INSTRUCTIONS FOR THE TASK:
Below are some entries. Copy each line that holds the string "chart".

THE RECORDS:
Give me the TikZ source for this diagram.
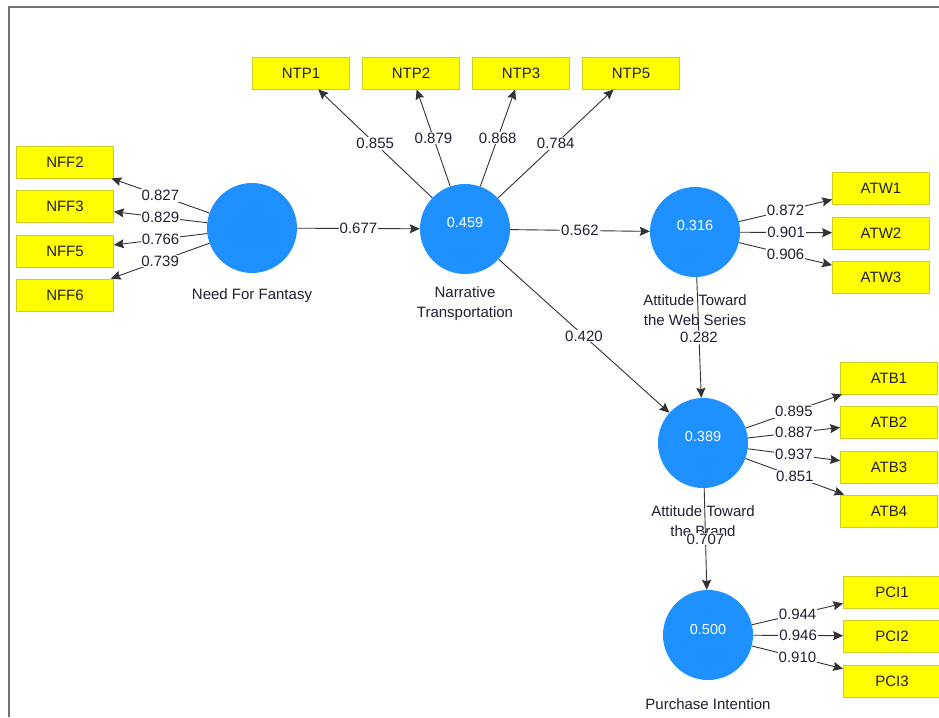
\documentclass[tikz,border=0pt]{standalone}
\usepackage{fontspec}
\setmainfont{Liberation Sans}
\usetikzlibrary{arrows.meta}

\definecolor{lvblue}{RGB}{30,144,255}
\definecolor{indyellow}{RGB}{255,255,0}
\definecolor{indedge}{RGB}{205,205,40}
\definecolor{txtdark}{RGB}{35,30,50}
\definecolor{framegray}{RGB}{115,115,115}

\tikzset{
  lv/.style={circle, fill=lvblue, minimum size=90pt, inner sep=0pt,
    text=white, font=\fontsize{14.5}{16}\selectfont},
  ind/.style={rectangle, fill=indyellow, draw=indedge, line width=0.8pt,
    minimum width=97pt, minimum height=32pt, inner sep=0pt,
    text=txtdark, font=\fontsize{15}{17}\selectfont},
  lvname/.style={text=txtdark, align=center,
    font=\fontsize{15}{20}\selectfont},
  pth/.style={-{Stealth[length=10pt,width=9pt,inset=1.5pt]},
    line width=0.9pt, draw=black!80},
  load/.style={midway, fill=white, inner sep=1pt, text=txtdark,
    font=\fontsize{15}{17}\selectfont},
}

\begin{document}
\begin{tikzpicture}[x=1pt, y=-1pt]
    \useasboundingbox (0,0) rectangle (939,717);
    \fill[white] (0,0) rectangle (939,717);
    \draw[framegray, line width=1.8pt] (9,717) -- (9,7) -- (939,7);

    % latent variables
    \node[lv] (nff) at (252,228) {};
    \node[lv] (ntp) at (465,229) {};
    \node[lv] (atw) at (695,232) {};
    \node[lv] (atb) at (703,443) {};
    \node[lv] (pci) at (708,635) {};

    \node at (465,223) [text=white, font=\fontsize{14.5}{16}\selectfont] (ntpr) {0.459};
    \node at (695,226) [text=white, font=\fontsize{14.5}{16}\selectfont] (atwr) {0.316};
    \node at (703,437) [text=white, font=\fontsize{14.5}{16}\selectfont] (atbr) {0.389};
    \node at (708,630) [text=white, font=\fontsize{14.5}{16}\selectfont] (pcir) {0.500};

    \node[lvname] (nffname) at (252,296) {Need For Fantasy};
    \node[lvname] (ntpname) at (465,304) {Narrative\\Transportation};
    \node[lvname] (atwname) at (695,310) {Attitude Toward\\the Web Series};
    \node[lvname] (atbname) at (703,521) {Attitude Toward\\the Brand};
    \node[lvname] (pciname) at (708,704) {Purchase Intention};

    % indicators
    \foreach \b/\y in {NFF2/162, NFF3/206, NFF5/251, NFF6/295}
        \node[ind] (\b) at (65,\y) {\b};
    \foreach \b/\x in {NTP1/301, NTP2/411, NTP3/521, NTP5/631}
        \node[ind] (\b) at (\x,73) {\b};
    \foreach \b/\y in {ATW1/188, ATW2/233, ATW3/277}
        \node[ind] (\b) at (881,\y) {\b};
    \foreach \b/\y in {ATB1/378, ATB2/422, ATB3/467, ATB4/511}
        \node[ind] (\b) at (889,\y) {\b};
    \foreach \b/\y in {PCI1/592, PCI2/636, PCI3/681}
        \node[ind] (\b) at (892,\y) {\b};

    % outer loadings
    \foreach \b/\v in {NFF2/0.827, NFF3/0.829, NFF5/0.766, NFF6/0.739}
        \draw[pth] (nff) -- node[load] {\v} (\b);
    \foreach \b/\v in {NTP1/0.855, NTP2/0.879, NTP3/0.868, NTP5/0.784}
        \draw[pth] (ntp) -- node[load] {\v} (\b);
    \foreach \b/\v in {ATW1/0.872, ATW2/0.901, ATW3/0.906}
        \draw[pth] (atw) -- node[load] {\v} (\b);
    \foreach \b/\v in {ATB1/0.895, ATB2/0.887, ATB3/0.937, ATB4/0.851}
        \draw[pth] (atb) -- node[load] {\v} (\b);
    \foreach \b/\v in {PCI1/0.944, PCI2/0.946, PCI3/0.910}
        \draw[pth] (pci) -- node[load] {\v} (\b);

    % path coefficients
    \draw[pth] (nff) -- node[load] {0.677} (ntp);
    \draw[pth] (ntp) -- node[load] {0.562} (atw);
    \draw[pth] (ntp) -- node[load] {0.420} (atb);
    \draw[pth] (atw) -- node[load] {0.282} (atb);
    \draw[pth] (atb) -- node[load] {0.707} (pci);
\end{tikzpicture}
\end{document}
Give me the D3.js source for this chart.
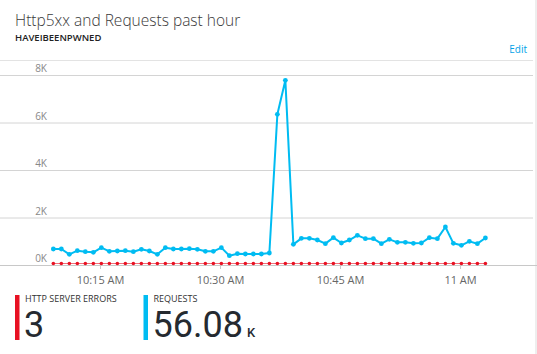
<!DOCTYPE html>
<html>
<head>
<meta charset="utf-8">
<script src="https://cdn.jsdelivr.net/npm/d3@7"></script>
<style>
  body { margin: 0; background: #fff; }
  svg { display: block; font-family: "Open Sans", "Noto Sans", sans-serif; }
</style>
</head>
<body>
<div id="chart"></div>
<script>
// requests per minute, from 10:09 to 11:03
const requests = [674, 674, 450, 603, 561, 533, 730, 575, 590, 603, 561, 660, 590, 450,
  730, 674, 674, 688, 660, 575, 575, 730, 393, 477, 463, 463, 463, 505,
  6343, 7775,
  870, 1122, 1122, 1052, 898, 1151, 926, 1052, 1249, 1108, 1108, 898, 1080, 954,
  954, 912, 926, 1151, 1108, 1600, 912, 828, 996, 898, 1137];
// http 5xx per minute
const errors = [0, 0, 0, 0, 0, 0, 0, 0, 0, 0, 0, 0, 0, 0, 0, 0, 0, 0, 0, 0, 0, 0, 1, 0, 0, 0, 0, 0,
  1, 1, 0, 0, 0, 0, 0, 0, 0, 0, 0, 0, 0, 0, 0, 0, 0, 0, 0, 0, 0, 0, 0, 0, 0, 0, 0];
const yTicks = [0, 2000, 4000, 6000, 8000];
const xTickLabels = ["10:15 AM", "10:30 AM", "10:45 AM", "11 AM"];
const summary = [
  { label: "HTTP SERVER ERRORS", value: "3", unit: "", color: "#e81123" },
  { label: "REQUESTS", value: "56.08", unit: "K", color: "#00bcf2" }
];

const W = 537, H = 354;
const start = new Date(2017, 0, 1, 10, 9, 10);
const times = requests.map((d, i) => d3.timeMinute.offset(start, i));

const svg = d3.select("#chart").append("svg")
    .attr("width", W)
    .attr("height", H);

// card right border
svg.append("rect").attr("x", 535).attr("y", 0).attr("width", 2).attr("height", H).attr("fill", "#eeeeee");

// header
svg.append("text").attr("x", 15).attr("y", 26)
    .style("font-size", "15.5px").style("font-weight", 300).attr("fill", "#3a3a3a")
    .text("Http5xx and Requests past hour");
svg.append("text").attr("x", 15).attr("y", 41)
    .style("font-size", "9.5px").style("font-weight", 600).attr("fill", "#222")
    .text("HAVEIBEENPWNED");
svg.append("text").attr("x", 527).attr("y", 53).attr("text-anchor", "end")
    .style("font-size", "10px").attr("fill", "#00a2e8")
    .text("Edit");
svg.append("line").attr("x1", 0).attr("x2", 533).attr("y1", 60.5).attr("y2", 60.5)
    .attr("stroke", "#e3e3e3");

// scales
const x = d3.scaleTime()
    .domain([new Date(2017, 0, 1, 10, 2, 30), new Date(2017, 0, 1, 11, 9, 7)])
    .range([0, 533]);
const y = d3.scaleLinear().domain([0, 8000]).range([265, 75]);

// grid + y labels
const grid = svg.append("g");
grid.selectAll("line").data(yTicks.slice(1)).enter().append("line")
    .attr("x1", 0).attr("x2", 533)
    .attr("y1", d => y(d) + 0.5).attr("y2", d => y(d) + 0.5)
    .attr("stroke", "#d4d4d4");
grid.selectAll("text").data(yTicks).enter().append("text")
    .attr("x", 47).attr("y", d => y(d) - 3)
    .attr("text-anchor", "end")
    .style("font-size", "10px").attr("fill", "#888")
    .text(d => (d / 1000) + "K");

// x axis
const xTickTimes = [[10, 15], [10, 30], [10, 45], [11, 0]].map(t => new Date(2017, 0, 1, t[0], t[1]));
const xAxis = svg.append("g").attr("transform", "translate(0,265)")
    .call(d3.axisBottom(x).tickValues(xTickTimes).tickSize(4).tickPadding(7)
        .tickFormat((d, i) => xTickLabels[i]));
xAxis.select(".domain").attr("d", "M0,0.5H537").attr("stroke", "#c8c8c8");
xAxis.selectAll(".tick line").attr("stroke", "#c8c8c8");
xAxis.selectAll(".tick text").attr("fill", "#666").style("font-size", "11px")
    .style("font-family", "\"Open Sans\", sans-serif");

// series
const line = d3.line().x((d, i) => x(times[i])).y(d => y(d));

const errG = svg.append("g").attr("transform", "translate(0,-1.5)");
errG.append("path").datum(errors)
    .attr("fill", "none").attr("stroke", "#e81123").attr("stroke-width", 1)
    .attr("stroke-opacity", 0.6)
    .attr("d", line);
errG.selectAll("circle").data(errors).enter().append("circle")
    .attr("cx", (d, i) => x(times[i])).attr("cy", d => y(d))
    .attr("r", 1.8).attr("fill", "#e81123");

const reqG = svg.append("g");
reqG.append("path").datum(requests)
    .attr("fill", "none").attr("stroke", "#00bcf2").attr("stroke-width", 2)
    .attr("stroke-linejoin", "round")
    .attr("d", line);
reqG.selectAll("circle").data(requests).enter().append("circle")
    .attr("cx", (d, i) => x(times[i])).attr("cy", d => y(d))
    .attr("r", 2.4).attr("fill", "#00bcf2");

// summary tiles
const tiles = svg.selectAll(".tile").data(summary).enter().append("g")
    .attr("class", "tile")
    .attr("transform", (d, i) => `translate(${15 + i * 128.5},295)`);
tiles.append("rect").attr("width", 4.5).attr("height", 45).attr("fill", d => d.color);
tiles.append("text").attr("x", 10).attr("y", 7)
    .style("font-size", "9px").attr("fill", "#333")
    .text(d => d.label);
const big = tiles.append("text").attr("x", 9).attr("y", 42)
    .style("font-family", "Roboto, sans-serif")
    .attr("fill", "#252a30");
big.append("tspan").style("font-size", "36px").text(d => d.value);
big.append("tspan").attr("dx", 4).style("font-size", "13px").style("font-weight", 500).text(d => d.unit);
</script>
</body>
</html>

SOLUTION TO THIS EXERCISE:
Give me the D3.js source for this chart.
<div id="chart"></div>
const svg = d3.select("#chart").append("svg")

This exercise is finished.